— START OF Material provided —

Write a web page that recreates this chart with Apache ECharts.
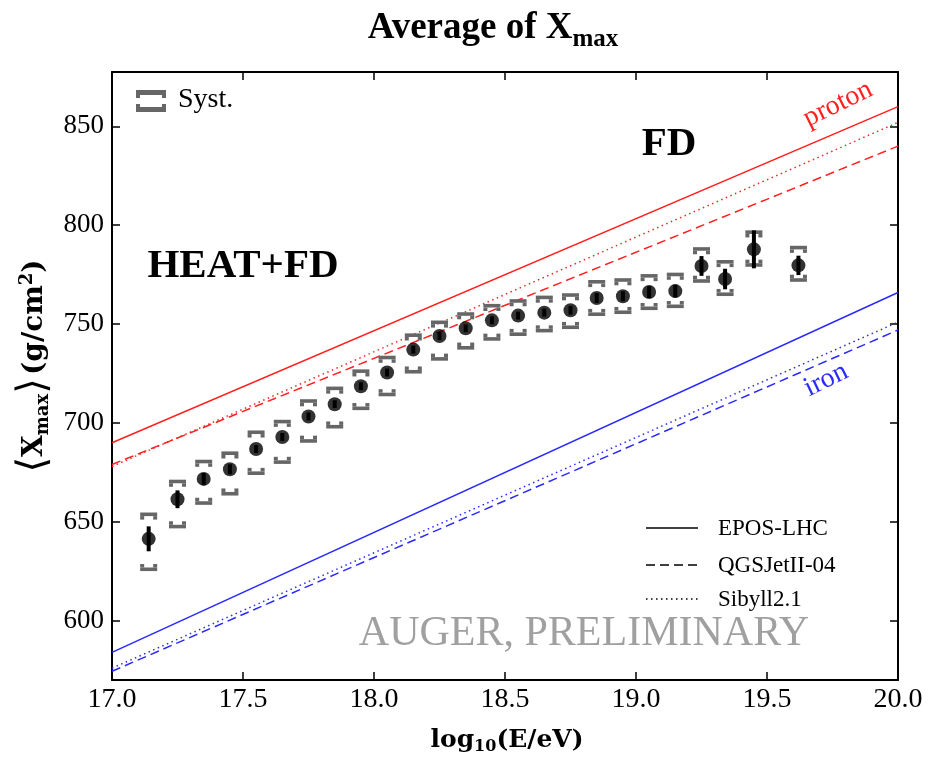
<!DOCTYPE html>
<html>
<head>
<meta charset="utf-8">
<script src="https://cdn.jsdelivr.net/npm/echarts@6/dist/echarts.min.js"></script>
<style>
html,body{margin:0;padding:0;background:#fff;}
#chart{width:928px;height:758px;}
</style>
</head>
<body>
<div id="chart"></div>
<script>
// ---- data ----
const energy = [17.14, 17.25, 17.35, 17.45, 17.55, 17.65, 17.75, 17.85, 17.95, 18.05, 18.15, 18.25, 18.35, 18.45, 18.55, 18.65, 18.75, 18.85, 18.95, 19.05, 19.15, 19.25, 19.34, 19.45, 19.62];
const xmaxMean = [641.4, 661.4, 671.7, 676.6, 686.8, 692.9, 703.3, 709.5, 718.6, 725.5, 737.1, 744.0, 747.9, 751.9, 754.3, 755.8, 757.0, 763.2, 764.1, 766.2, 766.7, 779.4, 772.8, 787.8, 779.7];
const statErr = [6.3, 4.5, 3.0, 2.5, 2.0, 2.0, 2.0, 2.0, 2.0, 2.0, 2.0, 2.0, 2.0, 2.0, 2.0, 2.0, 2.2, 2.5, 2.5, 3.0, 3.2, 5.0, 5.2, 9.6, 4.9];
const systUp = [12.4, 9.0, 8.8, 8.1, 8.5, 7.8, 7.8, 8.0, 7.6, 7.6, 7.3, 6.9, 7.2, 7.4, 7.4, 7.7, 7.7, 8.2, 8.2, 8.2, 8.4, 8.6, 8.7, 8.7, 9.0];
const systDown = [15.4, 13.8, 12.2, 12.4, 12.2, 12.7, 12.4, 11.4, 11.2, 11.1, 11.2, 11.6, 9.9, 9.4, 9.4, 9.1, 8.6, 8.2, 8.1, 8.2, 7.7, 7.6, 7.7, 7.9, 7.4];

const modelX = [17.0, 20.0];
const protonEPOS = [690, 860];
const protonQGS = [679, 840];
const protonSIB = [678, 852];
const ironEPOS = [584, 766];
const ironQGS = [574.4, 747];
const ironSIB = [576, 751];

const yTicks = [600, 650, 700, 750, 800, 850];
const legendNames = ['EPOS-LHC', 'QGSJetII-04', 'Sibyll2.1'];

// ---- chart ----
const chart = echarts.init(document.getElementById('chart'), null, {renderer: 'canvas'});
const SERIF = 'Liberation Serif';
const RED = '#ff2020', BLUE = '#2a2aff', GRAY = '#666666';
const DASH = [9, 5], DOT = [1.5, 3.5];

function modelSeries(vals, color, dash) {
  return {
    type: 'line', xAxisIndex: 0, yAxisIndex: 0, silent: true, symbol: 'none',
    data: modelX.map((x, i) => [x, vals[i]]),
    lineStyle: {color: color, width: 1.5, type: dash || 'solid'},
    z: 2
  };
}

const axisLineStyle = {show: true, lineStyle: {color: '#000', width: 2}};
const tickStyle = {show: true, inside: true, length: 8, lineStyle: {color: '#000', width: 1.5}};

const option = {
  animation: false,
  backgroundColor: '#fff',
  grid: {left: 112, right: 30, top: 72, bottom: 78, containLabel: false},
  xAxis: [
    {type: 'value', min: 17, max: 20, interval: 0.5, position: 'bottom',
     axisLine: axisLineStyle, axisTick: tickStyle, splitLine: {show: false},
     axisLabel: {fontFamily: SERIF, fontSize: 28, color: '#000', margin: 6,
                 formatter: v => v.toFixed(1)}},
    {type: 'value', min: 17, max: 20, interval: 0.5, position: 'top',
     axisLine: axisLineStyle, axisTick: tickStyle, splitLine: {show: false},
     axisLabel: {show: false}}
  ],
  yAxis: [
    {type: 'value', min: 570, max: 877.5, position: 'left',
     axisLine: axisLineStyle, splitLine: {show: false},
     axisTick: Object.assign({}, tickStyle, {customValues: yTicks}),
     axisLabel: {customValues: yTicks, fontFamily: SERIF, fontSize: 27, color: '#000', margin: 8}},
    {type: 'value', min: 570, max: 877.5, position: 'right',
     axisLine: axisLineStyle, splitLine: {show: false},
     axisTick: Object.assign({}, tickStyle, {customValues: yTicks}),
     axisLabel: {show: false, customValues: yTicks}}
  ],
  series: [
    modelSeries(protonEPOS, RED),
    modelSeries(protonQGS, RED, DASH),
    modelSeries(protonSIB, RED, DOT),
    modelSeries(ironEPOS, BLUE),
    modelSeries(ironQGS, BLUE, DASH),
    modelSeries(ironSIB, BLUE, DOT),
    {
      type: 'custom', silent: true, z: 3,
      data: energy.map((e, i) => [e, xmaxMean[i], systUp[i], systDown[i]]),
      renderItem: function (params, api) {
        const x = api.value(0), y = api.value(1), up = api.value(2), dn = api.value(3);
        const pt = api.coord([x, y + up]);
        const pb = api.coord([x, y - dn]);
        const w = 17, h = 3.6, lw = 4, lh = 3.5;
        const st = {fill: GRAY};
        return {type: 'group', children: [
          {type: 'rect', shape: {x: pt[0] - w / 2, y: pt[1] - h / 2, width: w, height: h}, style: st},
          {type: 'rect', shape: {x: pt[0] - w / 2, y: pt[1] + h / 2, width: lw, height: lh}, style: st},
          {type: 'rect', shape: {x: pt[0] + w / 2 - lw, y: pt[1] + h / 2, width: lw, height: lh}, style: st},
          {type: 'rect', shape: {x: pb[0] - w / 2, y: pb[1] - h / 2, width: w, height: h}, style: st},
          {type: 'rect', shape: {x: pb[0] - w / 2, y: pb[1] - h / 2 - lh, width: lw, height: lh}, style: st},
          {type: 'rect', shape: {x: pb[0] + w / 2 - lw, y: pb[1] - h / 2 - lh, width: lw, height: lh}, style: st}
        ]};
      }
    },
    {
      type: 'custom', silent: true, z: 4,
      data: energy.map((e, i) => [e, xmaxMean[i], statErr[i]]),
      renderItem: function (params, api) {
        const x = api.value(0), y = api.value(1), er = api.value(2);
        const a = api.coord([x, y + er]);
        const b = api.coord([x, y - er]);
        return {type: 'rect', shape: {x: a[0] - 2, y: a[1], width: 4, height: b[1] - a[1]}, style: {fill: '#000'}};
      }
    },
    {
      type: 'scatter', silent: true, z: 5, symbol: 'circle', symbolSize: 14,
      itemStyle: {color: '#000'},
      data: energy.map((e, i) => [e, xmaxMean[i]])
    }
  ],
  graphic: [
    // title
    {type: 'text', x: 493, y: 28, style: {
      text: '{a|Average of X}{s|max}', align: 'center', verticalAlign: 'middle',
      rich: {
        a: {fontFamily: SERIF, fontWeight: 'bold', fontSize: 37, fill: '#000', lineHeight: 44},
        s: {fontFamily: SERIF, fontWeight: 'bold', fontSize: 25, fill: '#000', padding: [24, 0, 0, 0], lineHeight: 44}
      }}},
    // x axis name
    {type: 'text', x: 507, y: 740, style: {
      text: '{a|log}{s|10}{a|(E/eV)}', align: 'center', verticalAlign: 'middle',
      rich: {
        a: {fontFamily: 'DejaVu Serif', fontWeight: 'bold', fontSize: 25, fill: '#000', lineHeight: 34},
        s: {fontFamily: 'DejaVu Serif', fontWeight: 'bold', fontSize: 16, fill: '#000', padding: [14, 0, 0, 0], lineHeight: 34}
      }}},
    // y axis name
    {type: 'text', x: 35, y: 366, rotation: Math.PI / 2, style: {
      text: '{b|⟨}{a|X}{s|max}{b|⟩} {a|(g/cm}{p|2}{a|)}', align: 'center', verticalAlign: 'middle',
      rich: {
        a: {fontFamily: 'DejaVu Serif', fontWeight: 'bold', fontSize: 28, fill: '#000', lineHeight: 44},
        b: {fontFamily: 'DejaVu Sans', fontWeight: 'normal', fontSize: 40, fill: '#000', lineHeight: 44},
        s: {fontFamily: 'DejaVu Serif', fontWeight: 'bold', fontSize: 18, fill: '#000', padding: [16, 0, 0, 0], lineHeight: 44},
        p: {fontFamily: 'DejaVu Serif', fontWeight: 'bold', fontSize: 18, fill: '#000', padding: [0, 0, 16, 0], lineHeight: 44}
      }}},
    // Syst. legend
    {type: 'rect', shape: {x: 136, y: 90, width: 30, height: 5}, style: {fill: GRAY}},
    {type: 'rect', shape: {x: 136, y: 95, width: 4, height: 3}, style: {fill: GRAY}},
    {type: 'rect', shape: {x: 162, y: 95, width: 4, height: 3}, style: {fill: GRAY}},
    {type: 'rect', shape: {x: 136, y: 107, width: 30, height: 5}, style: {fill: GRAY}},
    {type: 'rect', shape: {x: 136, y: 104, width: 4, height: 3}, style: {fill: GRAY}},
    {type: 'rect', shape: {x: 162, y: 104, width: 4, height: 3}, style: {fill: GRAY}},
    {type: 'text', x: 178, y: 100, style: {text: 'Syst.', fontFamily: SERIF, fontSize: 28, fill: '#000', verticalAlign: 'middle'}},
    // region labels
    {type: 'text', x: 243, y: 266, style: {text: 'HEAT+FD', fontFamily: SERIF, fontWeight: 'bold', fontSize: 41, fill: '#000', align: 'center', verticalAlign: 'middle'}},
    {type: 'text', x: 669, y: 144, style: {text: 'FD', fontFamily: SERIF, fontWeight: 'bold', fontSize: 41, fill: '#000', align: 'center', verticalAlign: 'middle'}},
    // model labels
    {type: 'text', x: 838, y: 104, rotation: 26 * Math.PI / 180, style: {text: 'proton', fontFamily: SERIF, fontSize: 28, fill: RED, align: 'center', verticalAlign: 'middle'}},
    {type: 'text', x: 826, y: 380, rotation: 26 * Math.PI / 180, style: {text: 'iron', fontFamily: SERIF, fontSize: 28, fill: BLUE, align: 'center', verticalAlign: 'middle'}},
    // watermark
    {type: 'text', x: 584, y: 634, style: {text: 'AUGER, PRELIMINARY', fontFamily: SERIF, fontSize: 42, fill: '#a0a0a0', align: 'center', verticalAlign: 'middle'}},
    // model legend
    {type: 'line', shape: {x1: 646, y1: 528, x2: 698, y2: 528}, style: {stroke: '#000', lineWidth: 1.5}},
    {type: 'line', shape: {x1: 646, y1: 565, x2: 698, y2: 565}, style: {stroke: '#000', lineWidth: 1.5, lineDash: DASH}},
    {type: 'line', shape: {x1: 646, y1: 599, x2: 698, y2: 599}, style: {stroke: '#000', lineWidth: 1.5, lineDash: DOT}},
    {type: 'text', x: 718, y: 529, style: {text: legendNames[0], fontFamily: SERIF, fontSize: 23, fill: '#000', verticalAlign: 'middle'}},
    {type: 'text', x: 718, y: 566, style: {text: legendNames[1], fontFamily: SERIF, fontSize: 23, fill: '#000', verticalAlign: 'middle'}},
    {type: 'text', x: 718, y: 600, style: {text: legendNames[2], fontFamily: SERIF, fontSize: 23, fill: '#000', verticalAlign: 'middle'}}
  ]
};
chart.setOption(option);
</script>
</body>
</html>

— END OF Material provided —

Leave out any pictures and return exactly the lines from the beginning of the data through the line with "const DASH = [9, 5], DOT = [1.5, 3.5];", inclusive.

Write a web page that recreates this chart with Apache ECharts.
<!DOCTYPE html>
<html>
<head>
<meta charset="utf-8">
<script src="https://cdn.jsdelivr.net/npm/echarts@6/dist/echarts.min.js"></script>
<style>
html,body{margin:0;padding:0;background:#fff;}
#chart{width:928px;height:758px;}
</style>
</head>
<body>
<div id="chart"></div>
<script>
// ---- data ----
const energy = [17.14, 17.25, 17.35, 17.45, 17.55, 17.65, 17.75, 17.85, 17.95, 18.05, 18.15, 18.25, 18.35, 18.45, 18.55, 18.65, 18.75, 18.85, 18.95, 19.05, 19.15, 19.25, 19.34, 19.45, 19.62];
const xmaxMean = [641.4, 661.4, 671.7, 676.6, 686.8, 692.9, 703.3, 709.5, 718.6, 725.5, 737.1, 744.0, 747.9, 751.9, 754.3, 755.8, 757.0, 763.2, 764.1, 766.2, 766.7, 779.4, 772.8, 787.8, 779.7];
const statErr = [6.3, 4.5, 3.0, 2.5, 2.0, 2.0, 2.0, 2.0, 2.0, 2.0, 2.0, 2.0, 2.0, 2.0, 2.0, 2.0, 2.2, 2.5, 2.5, 3.0, 3.2, 5.0, 5.2, 9.6, 4.9];
const systUp = [12.4, 9.0, 8.8, 8.1, 8.5, 7.8, 7.8, 8.0, 7.6, 7.6, 7.3, 6.9, 7.2, 7.4, 7.4, 7.7, 7.7, 8.2, 8.2, 8.2, 8.4, 8.6, 8.7, 8.7, 9.0];
const systDown = [15.4, 13.8, 12.2, 12.4, 12.2, 12.7, 12.4, 11.4, 11.2, 11.1, 11.2, 11.6, 9.9, 9.4, 9.4, 9.1, 8.6, 8.2, 8.1, 8.2, 7.7, 7.6, 7.7, 7.9, 7.4];

const modelX = [17.0, 20.0];
const protonEPOS = [690, 860];
const protonQGS = [679, 840];
const protonSIB = [678, 852];
const ironEPOS = [584, 766];
const ironQGS = [574.4, 747];
const ironSIB = [576, 751];

const yTicks = [600, 650, 700, 750, 800, 850];
const legendNames = ['EPOS-LHC', 'QGSJetII-04', 'Sibyll2.1'];

// ---- chart ----
const chart = echarts.init(document.getElementById('chart'), null, {renderer: 'canvas'});
const SERIF = 'Liberation Serif';
const RED = '#ff2020', BLUE = '#2a2aff', GRAY = '#666666';
const DASH = [9, 5], DOT = [1.5, 3.5];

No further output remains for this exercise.